== Stated exercise ==
Write out every line of the material as it stands, apart from the pictures.

== Given entries ==
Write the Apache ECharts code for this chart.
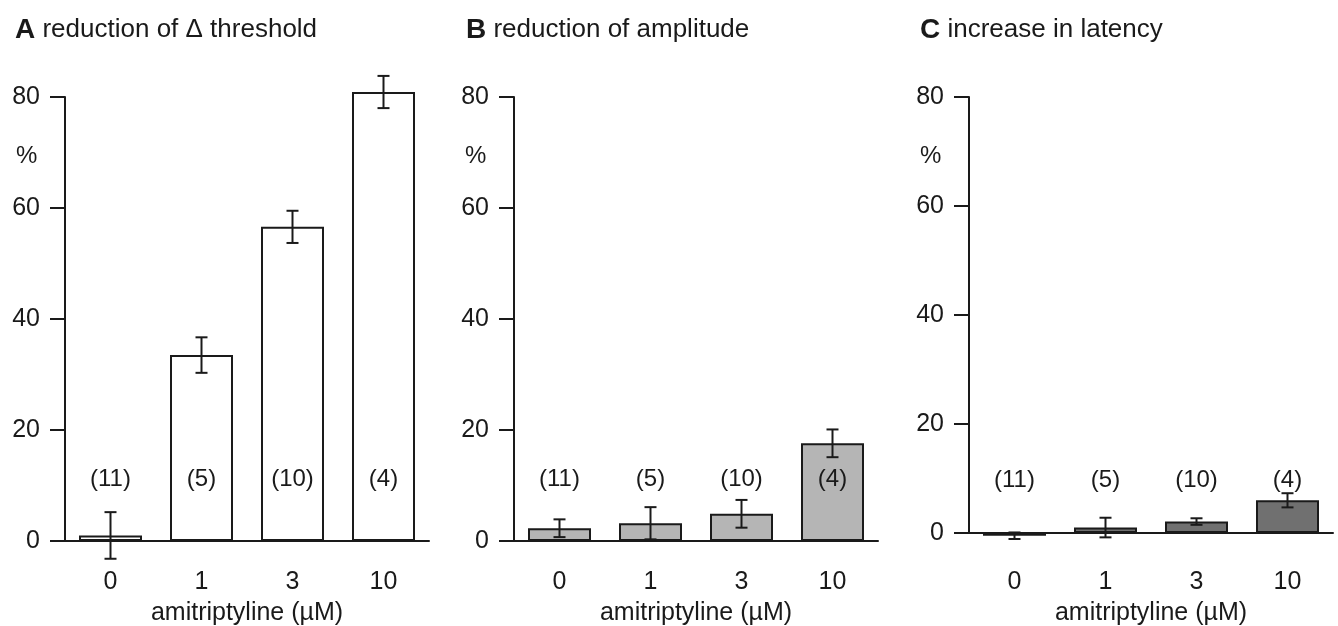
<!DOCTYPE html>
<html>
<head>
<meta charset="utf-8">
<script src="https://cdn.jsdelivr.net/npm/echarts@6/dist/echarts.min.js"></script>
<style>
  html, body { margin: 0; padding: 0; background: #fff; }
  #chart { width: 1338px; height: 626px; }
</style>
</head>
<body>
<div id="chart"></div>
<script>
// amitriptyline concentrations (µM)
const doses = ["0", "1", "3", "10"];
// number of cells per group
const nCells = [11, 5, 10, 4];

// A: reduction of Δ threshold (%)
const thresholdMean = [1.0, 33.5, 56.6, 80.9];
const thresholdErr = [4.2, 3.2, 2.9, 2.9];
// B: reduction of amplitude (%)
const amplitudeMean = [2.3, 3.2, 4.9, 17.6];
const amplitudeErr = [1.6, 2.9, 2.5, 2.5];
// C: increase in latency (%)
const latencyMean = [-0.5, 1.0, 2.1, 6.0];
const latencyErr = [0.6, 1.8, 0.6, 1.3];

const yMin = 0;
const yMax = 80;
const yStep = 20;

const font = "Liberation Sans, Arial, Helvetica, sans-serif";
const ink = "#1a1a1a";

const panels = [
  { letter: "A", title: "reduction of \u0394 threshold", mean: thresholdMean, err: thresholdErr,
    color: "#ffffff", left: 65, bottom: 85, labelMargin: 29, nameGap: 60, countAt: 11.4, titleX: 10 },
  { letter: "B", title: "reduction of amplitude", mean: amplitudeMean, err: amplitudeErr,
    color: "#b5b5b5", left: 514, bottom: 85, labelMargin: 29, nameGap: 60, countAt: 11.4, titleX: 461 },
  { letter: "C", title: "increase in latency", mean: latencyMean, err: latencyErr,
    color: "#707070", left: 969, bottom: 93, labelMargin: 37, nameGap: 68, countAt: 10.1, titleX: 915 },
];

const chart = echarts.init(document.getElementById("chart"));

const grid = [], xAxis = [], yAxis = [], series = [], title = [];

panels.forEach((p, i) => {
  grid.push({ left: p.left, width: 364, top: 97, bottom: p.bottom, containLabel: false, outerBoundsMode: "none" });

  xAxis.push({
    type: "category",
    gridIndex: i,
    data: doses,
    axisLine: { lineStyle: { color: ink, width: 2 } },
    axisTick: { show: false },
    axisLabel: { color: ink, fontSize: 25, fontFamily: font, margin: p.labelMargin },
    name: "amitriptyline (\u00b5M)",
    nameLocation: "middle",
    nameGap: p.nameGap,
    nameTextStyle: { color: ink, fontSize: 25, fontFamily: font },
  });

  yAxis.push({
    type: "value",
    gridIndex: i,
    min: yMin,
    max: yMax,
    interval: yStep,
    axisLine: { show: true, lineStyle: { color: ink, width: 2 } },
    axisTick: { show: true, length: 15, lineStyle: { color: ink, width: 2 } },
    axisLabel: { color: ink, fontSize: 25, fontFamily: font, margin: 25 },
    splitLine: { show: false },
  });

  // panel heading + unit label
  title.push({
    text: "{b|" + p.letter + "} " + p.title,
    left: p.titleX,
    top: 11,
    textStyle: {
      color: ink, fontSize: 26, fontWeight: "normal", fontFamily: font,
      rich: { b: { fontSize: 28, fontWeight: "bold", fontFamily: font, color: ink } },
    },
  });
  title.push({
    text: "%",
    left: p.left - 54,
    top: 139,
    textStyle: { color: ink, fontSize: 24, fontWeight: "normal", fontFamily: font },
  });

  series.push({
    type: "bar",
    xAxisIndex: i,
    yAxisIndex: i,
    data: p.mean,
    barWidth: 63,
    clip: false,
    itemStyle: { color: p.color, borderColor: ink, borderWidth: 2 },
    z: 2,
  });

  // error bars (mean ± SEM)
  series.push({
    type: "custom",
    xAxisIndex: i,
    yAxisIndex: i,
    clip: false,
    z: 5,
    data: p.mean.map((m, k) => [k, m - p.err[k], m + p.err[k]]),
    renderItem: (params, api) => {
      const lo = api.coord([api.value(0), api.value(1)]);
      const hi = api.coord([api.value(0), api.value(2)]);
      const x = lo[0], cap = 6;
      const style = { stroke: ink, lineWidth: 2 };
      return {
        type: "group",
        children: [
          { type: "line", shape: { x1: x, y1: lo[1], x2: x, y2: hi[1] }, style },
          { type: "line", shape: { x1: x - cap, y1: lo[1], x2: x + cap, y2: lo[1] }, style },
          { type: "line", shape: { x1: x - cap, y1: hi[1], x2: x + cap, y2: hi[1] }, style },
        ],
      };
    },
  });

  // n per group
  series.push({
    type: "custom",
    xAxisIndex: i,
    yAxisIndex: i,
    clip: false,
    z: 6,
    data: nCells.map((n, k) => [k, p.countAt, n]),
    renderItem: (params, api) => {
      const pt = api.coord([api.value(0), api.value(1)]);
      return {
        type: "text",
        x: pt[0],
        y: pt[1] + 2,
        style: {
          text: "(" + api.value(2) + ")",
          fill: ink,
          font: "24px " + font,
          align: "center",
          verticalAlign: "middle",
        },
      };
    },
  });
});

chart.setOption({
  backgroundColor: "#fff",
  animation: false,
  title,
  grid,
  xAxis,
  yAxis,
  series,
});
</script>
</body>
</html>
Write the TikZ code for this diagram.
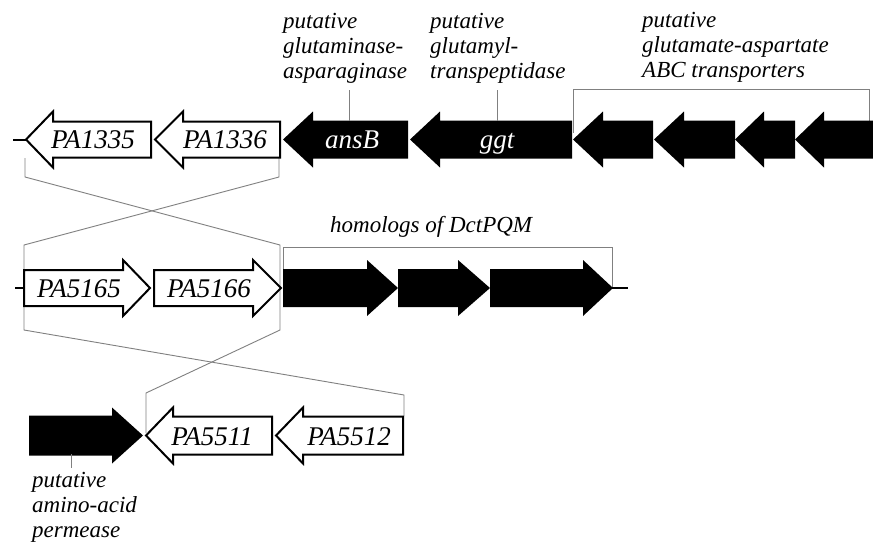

== Solved exercise ==
Write the Apache ECharts code for this chart.
<!DOCTYPE html>
<html>
<head>
<meta charset="utf-8">
<script src="https://cdn.jsdelivr.net/npm/echarts@6/dist/echarts.min.js"></script>
<style>
  html, body { margin: 0; padding: 0; background: #fff; }
  #chart { width: 1338px; height: 626px; }
</style>
</head>
<body>
<div id="chart"></div>
<script>
// amitriptyline concentrations (µM)
const doses = ["0", "1", "3", "10"];
// number of cells per group
const nCells = [11, 5, 10, 4];

// A: reduction of Δ threshold (%)
const thresholdMean = [1.0, 33.5, 56.6, 80.9];
const thresholdErr = [4.2, 3.2, 2.9, 2.9];
// B: reduction of amplitude (%)
const amplitudeMean = [2.3, 3.2, 4.9, 17.6];
const amplitudeErr = [1.6, 2.9, 2.5, 2.5];
// C: increase in latency (%)
const latencyMean = [-0.5, 1.0, 2.1, 6.0];
const latencyErr = [0.6, 1.8, 0.6, 1.3];

const yMin = 0;
const yMax = 80;
const yStep = 20;

const font = "Liberation Sans, Arial, Helvetica, sans-serif";
const ink = "#1a1a1a";

const panels = [
  { letter: "A", title: "reduction of \u0394 threshold", mean: thresholdMean, err: thresholdErr,
    color: "#ffffff", left: 65, bottom: 85, labelMargin: 29, nameGap: 60, countAt: 11.4, titleX: 10 },
  { letter: "B", title: "reduction of amplitude", mean: amplitudeMean, err: amplitudeErr,
    color: "#b5b5b5", left: 514, bottom: 85, labelMargin: 29, nameGap: 60, countAt: 11.4, titleX: 461 },
  { letter: "C", title: "increase in latency", mean: latencyMean, err: latencyErr,
    color: "#707070", left: 969, bottom: 93, labelMargin: 37, nameGap: 68, countAt: 10.1, titleX: 915 },
];

const chart = echarts.init(document.getElementById("chart"));

const grid = [], xAxis = [], yAxis = [], series = [], title = [];

panels.forEach((p, i) => {
  grid.push({ left: p.left, width: 364, top: 97, bottom: p.bottom, containLabel: false, outerBoundsMode: "none" });

  xAxis.push({
    type: "category",
    gridIndex: i,
    data: doses,
    axisLine: { lineStyle: { color: ink, width: 2 } },
    axisTick: { show: false },
    axisLabel: { color: ink, fontSize: 25, fontFamily: font, margin: p.labelMargin },
    name: "amitriptyline (\u00b5M)",
    nameLocation: "middle",
    nameGap: p.nameGap,
    nameTextStyle: { color: ink, fontSize: 25, fontFamily: font },
  });

  yAxis.push({
    type: "value",
    gridIndex: i,
    min: yMin,
    max: yMax,
    interval: yStep,
    axisLine: { show: true, lineStyle: { color: ink, width: 2 } },
    axisTick: { show: true, length: 15, lineStyle: { color: ink, width: 2 } },
    axisLabel: { color: ink, fontSize: 25, fontFamily: font, margin: 25 },
    splitLine: { show: false },
  });

  // panel heading + unit label
  title.push({
    text: "{b|" + p.letter + "} " + p.title,
    left: p.titleX,
    top: 11,
    textStyle: {
      color: ink, fontSize: 26, fontWeight: "normal", fontFamily: font,
      rich: { b: { fontSize: 28, fontWeight: "bold", fontFamily: font, color: ink } },
    },
  });
  title.push({
    text: "%",
    left: p.left - 54,
    top: 139,
    textStyle: { color: ink, fontSize: 24, fontWeight: "normal", fontFamily: font },
  });

  series.push({
    type: "bar",
    xAxisIndex: i,
    yAxisIndex: i,
    data: p.mean,
    barWidth: 63,
    clip: false,
    itemStyle: { color: p.color, borderColor: ink, borderWidth: 2 },
    z: 2,
  });

  // error bars (mean ± SEM)
  series.push({
    type: "custom",
    xAxisIndex: i,
    yAxisIndex: i,
    clip: false,
    z: 5,
    data: p.mean.map((m, k) => [k, m - p.err[k], m + p.err[k]]),
    renderItem: (params, api) => {
      const lo = api.coord([api.value(0), api.value(1)]);
      const hi = api.coord([api.value(0), api.value(2)]);
      const x = lo[0], cap = 6;
      const style = { stroke: ink, lineWidth: 2 };
      return {
        type: "group",
        children: [
          { type: "line", shape: { x1: x, y1: lo[1], x2: x, y2: hi[1] }, style },
          { type: "line", shape: { x1: x - cap, y1: lo[1], x2: x + cap, y2: lo[1] }, style },
          { type: "line", shape: { x1: x - cap, y1: hi[1], x2: x + cap, y2: hi[1] }, style },
        ],
      };
    },
  });

  // n per group
  series.push({
    type: "custom",
    xAxisIndex: i,
    yAxisIndex: i,
    clip: false,
    z: 6,
    data: nCells.map((n, k) => [k, p.countAt, n]),
    renderItem: (params, api) => {
      const pt = api.coord([api.value(0), api.value(1)]);
      return {
        type: "text",
        x: pt[0],
        y: pt[1] + 2,
        style: {
          text: "(" + api.value(2) + ")",
          fill: ink,
          font: "24px " + font,
          align: "center",
          verticalAlign: "middle",
        },
      };
    },
  });
});

chart.setOption({
  backgroundColor: "#fff",
  animation: false,
  title,
  grid,
  xAxis,
  yAxis,
  series,
});
</script>
</body>
</html>
Write the TikZ code for this diagram.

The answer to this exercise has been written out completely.